Because I've worked in basketball for so many years, I've often thought about the differences between individual and team sports when it comes to fashion, and wondered whether fashion is a factor in shaping a sport's image in the minds of fans. Unlike sports such as tennis and figure skating, in which individual expression through one's attire is encouraged, the fashion creed in team sports is all about conformity. I guess that's the whole point of being on a team: It's all for one and one for all, so when it comes to outfitting, every team member is expected to look and dress alike.
The fashion rules in women's team sports stem mainly from functionality, player preferences and, to a lesser degree, style. Functionality means the uniforms players wear have to be comfortable and allow them the freedom of movement they need to perform. In most team sports, this translates into shorts and a jersey. In ice hockey, it also means the players are padded and covered from head to toe so they can minimize the chances of injury. Functionality also means uniforms have to be the same color for everyone on the team, so referees don't get confused when making calls in the heat of competition.
Player preferences come into play with fit. It never ceases to amaze me how the baggy look synonymous with men's basketball has now carried over to the women's game, because I don't think it's very flattering. But it has happened largely because women's players have embraced the look as their own and prefer it to tighter-fitting styles. In fact, it's common to see players who normally wear a size 4 or 6 voluntarily select size 10 or 12 when it comes to choosing their shorts size.
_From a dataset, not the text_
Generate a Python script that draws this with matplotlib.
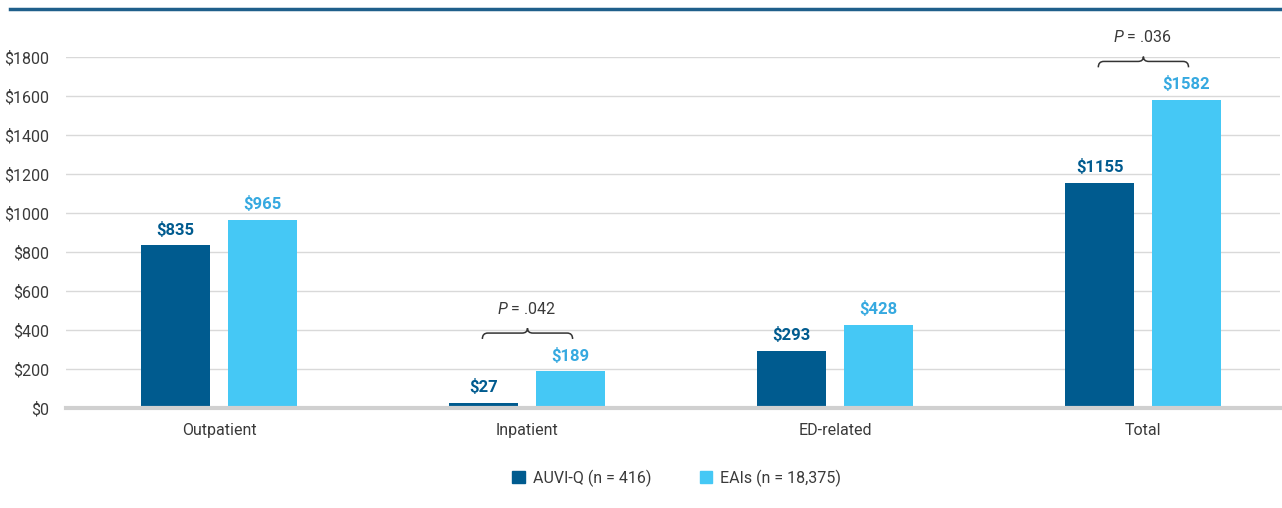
import numpy as np
import matplotlib
matplotlib.use("Agg")
import matplotlib.pyplot as plt
from matplotlib.path import Path
from matplotlib.patches import PathPatch, Patch

plt.rcParams["font.family"] = ["Roboto", "DejaVu Sans"]
plt.rcParams["mathtext.fontset"] = "custom"
plt.rcParams["mathtext.it"] = "Roboto:italic"
plt.rcParams["mathtext.rm"] = "Roboto"

# data
categories = ["Outpatient", "Inpatient", "ED-related", "Total"]
auvi_q = [835, 27, 293, 1155]
eais = [965, 189, 428, 1582]
series_names = ["AUVI-Q (n = 416)", "EAIs (n = 18,375)"]
p_labels = {1: ".042", 3: ".036"}

dark = "#005b8f"
light = "#45c8f5"
light_txt = "#36a9e0"
txt = "#3a3a3a"

fig = plt.figure(figsize=(12.82, 5.08), dpi=100)
ax = fig.add_axes([66 / 1282, 100 / 508, 1214 / 1282, 351 / 508])

x = np.arange(len(categories))
w = 0.224
off = 0.141
ax.bar(x - off, auvi_q, w, color=dark, zorder=3)
ax.bar(x + off, eais, w, color=light, zorder=3)

for xi, v in zip(x, auvi_q):
    ax.text(xi - off, v + 80, "${}".format(v), ha="center", va="center",
            fontsize=12, fontweight="bold", color=dark)
for xi, v in zip(x, eais):
    ax.text(xi + off, v + 80, "${}".format(v), ha="center", va="center",
            fontsize=12, fontweight="bold", color=light_txt)


def brace(ax, x0, x1, y0, h):
    xc = (x0 + x1) / 2
    r = (x1 - x0) * 0.06
    ym = y0 + h * 0.55
    verts = [(x0, y0), (x0, ym), (x0 + r, ym),
             (xc - r, ym), (xc, ym), (xc, y0 + h),
             (xc, ym), (xc + r, ym),
             (x1 - r, ym), (x1, ym), (x1, y0)]
    codes = [Path.MOVETO, Path.CURVE3, Path.CURVE3,
             Path.LINETO, Path.CURVE3, Path.CURVE3,
             Path.CURVE3, Path.CURVE3,
             Path.LINETO, Path.CURVE3, Path.CURVE3]
    ax.add_patch(PathPatch(Path(verts, codes), fill=False, lw=1.1,
                           ec="#333333", clip_on=False, zorder=4))


for i, p in p_labels.items():
    top = max(auvi_q[i], eais[i])
    y0 = top + 165
    brace(ax, i - 0.145, i + 0.148, y0, 55)
    ax.text(i, y0 + 155, r"$\mathit{P}$ = " + p, ha="center", va="center",
            fontsize=11.5, color=txt, clip_on=False)

ax.set_xlim(-0.497, 3.445)
ax.set_ylim(0, 1800)
ax.set_yticks(np.arange(0, 1801, 200))
ax.set_yticklabels(["${}".format(t) for t in range(0, 1801, 200)])
ax.set_xticks(x)
ax.set_xticklabels(categories)
ax.tick_params(axis="both", length=0, labelsize=11.5, colors=txt)
ax.tick_params(axis="x", pad=11)
ax.tick_params(axis="y", pad=12)
ax.grid(axis="y", color="#d9d9d9", lw=1, zorder=0)
for s in ["top", "right", "left"]:
    ax.spines[s].set_visible(False)
ax.spines["bottom"].set_color("#d0d0d0")
ax.spines["bottom"].set_linewidth(3)
ax.spines["bottom"].set_zorder(4)

# top rule
fig.add_artist(plt.Line2D([10 / 1282, 1], [1 - 9 / 508, 1 - 9 / 508],
                          color="#1f5f8b", lw=2.5))

handles = [Patch(color=dark), Patch(color=light)]
fig.legend(handles, series_names, loc="center", bbox_to_anchor=(0.528, 1 - 478 / 508),
           ncol=2, frameon=False, fontsize=11.5, handlelength=0.8, handleheight=0.8,
           columnspacing=3.0, handletextpad=0.5, labelcolor=txt)

fig.savefig("out.png", dpi=100, facecolor="white")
If you go to any girls' basketball camp these days, chances are good you'll see even young players sporting the same style, proving it's now an accepted part of the female hoops fashion culture.
When it comes to uniform design, women's team sports also have to contend with the "bridesmaid" syndrome, which involves finding a style that will look relatively flattering on women of many shapes and sizes. In basketball, that means coming up with a look that will work for a 5-foot-6 point guard, a 6-4 power forward and everything in between. Australia has experimented with unitards, and Belarus unveiled dresses at the last women's basketball world championship, but neither look has caught on in any meaningful way with other players or with fans.
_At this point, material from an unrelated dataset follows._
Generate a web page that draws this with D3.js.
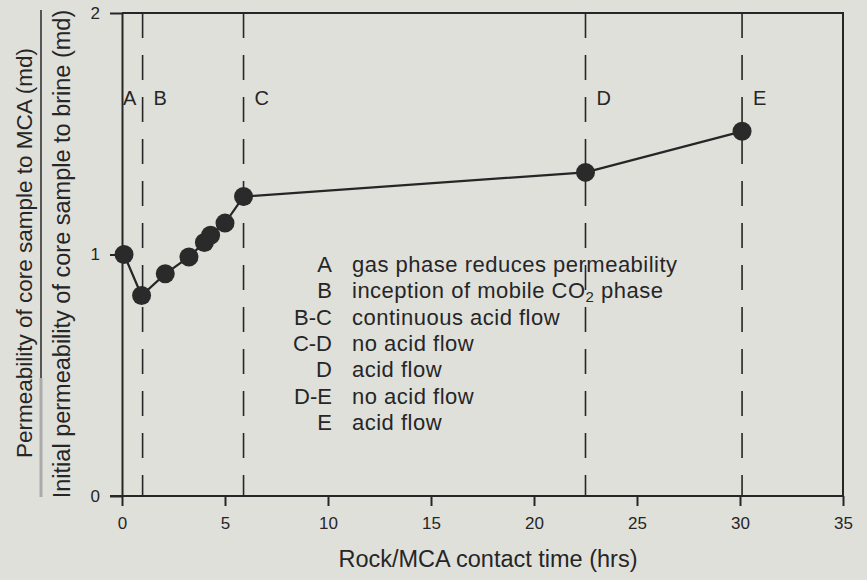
<!DOCTYPE html>
<html>
<head>
<meta charset="utf-8">
<script src="https://cdn.jsdelivr.net/npm/d3@7"></script>
<style>
  body { margin: 0; background: #e0e0db; }
  svg { display: block; font-family: "Liberation Sans", Arial, sans-serif; }
</style>
</head>
<body>
<svg width="867" height="580"></svg>
<script>
// contact time (hrs) vs permeability ratio
var timeHrs = [0.1, 0.95, 2.1, 3.25, 4.0, 4.3, 5.0, 5.9, 22.5, 30.1];
var permRatio = [1.0, 0.83, 0.92, 0.99, 1.05, 1.08, 1.13, 1.24, 1.34, 1.51];

// event markers (dashed lines)
var eventX = [1.0, 5.9, 22.5, 30.1];
var eventLabels = ["B", "C", "D", "E"];

var xTicks = [0, 5, 10, 15, 20, 25, 30, 35];
var yTicks = [0, 1, 2];

var legendCodes = ["A", "B", "B-C", "C-D", "D", "D-E", "E"];
var legendText = [
  "gas phase reduces permeability",
  "inception of mobile CO|2| phase",
  "continuous acid flow",
  "no acid flow",
  "acid flow",
  "no acid flow",
  "acid flow"
];

var svg = d3.select("svg"),
  ink = "#262626";

var x = d3.scaleLinear().domain([0, 35]).range([122, 843]);
var y = d3.scaleLinear().domain([0, 2]).range([496, 13]);

// frame top + right
svg.append("path")
  .attr("d", "M" + x(0) + "," + y(2) + "H" + x(35) + "V" + y(0))
  .attr("fill", "none")
  .attr("stroke", ink)
  .attr("stroke-width", 2);

// x axis
var gx = svg.append("g")
  .attr("transform", "translate(0," + y(0) + ")")
  .call(d3.axisBottom(x).tickValues(xTicks).tickSize(10).tickSizeOuter(0).tickPadding(11));
gx.select(".domain").attr("d", "M110,0H" + x(35));

// y axis
var gy = svg.append("g")
  .attr("transform", "translate(" + x(0) + ",0)")
  .call(d3.axisLeft(y).tickValues(yTicks).tickFormat(d3.format("d"))
    .tickSize(12).tickSizeOuter(0).tickPadding(10));

svg.selectAll(".domain, .tick line")
  .attr("stroke", ink)
  .attr("stroke-width", 2);
svg.selectAll(".tick text")
  .attr("fill", ink)
  .attr("font-size", 17)
  .attr("font-family", "Liberation Sans, Arial, sans-serif");

// dashed event lines
svg.selectAll("line.event")
  .data(eventX)
  .enter()
  .append("line")
  .attr("class", "event")
  .attr("x1", function (d) { return x(d); })
  .attr("x2", function (d) { return x(d); })
  .attr("y1", y(2))
  .attr("y2", y(0))
  .attr("stroke", ink)
  .attr("stroke-width", 1.6)
  .attr("stroke-dasharray", "25,17");

svg.selectAll("text.event")
  .data(eventLabels)
  .enter()
  .append("text")
  .attr("class", "event")
  .attr("x", function (d, i) { return x(eventX[i]) + 11; })
  .attr("y", 105)
  .attr("font-size", 20)
  .attr("fill", ink)
  .text(function (d) { return d; });

svg.append("text")
  .attr("x", x(0) + 1)
  .attr("y", 105)
  .attr("font-size", 20)
  .attr("fill", ink)
  .text("A");

// data line + markers
var pts = timeHrs.map(function (t, i) { return [t, permRatio[i]]; });

svg.append("path")
  .datum(pts)
  .attr("fill", "none")
  .attr("stroke", ink)
  .attr("stroke-width", 2.2)
  .attr("d", d3.line()
    .x(function (d) { return x(d[0]); })
    .y(function (d) { return y(d[1]); }));

svg.selectAll("circle")
  .data(pts)
  .enter()
  .append("circle")
  .attr("cx", function (d) { return x(d[0]); })
  .attr("cy", function (d) { return y(d[1]); })
  .attr("r", 9.5)
  .attr("fill", "#2a2a2a");

// legend
var leg = svg.append("g").attr("font-size", 22).attr("fill", ink);
legendCodes.forEach(function (c, i) {
  var yy = 272 + i * 26.3;
  leg.append("text")
    .attr("x", 332)
    .attr("y", yy)
    .attr("text-anchor", "end")
    .text(c);
  var t = leg.append("text")
    .attr("x", 352)
    .attr("y", yy)
    .attr("letter-spacing", 0.5);
  legendText[i].split("|").forEach(function (part, j) {
    var s = t.append("tspan").text(part);
    if (j === 1) s.attr("font-size", 15).attr("dy", 4);
    if (j === 2) s.attr("dy", -4);
  });
});

// axis titles
svg.append("text")
  .attr("x", 488)
  .attr("y", 567)
  .attr("text-anchor", "middle")
  .attr("font-size", 23.5)
  .attr("fill", ink)
  .text("Rock/MCA contact time (hrs)");

svg.append("text")
  .attr("transform", "translate(32,253) rotate(-90)")
  .attr("text-anchor", "middle")
  .attr("font-size", 22.5)
  .attr("fill", ink)
  .text("Permeability of core sample to MCA (md)");

svg.append("line")
  .attr("x1", 41).attr("x2", 41)
  .attr("y1", 10).attr("y2", 378)
  .attr("stroke", "#555")
  .attr("stroke-width", 2);
svg.append("line")
  .attr("x1", 41).attr("x2", 41)
  .attr("y1", 378).attr("y2", 497)
  .attr("stroke", "#aaa")
  .attr("stroke-width", 3);

svg.append("text")
  .attr("transform", "translate(70,254) rotate(-90)")
  .attr("text-anchor", "middle")
  .attr("font-size", 23.5)
  .attr("fill", ink)
  .text("Initial permeability of core sample to brine (md)");
</script>
</body>
</html>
Because of these factors, the cutting-edge fashion style and pizzazz routinely seen in women's tennis winds up diminished or even missing in women's team sports. So is that a good thing or a bad thing? Some say fashion shouldn't matter in women's sports and the focus is really supposed to be on the competition, anyway. Others argue that fashion is an important ingredient in the selling of women's sports because appearance does matter and because of the natural interest many women and some men have in clothes, whenever and wherever worn.
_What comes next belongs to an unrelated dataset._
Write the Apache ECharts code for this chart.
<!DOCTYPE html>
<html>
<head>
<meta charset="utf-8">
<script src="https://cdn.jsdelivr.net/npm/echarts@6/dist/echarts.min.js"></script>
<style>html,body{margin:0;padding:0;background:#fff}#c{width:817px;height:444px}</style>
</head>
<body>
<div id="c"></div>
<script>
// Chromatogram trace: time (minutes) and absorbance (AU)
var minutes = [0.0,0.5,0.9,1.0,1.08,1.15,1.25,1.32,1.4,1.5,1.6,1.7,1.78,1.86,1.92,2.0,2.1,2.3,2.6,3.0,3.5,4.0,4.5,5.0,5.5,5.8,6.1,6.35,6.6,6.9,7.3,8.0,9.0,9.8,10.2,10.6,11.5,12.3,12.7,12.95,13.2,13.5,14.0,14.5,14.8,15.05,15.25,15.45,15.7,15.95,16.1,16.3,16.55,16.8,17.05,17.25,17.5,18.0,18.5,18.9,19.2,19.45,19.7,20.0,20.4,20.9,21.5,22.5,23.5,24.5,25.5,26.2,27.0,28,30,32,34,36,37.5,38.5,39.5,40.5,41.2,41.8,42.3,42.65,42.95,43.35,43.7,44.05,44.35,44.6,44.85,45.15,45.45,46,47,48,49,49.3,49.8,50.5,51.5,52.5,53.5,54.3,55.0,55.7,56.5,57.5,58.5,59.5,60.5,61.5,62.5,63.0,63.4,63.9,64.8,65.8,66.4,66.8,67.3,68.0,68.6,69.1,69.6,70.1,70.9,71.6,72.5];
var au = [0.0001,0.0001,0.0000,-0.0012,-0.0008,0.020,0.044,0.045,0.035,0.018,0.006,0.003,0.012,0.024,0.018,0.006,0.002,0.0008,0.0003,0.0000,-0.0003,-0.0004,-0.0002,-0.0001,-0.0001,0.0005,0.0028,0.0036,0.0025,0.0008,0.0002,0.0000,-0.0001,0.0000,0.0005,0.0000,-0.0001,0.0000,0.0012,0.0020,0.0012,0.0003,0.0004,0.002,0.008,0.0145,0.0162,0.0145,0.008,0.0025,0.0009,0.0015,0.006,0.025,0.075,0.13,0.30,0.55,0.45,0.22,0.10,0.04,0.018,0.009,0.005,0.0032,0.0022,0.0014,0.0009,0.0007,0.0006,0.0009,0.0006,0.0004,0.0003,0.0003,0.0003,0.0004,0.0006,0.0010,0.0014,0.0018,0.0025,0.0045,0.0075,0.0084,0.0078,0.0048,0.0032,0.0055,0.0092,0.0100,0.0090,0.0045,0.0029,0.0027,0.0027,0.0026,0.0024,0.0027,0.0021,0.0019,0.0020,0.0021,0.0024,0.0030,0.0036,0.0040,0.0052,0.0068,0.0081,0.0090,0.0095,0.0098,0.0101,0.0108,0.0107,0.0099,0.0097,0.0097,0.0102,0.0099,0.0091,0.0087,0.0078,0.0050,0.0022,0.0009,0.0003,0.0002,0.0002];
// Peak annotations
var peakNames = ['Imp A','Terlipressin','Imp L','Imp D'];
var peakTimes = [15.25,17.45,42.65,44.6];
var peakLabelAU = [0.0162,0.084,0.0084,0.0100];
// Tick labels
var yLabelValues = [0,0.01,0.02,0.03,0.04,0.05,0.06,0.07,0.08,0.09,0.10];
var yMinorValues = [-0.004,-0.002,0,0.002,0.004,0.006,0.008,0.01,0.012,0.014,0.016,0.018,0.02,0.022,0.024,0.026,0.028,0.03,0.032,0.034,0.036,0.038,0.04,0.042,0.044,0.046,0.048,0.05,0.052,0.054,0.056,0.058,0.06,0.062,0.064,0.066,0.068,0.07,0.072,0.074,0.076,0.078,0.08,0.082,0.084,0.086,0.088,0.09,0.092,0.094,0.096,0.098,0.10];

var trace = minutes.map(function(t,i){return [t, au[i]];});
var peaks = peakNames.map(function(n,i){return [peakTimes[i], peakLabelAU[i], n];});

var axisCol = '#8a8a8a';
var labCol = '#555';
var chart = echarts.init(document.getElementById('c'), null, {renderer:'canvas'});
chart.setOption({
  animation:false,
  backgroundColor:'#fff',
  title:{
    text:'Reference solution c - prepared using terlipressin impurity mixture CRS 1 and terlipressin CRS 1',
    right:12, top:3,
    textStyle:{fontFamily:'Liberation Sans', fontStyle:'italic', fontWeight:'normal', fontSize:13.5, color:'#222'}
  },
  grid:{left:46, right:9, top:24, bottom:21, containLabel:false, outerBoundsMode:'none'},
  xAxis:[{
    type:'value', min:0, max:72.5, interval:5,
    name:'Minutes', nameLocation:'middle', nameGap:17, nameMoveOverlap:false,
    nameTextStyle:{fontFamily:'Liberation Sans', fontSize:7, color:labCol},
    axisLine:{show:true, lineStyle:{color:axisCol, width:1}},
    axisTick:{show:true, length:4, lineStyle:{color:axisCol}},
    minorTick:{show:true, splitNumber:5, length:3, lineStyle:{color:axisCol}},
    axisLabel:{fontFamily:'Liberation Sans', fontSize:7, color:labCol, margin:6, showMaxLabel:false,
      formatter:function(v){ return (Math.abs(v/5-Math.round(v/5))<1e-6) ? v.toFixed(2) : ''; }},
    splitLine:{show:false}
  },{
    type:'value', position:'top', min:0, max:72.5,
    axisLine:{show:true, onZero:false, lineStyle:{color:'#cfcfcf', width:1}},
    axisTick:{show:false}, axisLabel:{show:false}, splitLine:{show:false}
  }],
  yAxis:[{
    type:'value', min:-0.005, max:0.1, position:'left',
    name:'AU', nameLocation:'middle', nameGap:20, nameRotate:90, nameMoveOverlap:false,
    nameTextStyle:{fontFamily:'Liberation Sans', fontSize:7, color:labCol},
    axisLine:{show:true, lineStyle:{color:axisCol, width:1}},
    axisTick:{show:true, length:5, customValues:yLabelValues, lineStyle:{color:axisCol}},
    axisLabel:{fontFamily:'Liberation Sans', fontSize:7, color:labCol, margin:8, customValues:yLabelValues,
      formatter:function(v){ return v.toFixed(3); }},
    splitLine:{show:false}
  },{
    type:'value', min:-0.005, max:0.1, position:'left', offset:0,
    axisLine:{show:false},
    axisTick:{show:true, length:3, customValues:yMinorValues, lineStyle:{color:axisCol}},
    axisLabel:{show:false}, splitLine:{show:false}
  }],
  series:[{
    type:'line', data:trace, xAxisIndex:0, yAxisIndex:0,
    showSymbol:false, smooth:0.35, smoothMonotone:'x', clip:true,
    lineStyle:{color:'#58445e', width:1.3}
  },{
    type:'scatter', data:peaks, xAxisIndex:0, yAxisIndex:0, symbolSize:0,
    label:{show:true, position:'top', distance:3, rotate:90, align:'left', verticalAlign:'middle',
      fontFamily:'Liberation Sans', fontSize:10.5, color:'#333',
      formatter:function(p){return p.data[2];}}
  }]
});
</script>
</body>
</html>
And what about beach volleyball, in which women's players sport butt-bearing, two-piece bathing suits? Functionality, or a ratings ploy? Whether to show more skin in women's sports brings up another issue entirely.
Maybe the answer is somewhere in the middle: functionality comes first, style adds a lot and "who's got game'' trumps best-dressed no matter which way you cut it. Still, if someone could bring a Lady Gaga look to women's basketball in a way in which the players could still make their jump shots, I'd definitely want to check it out.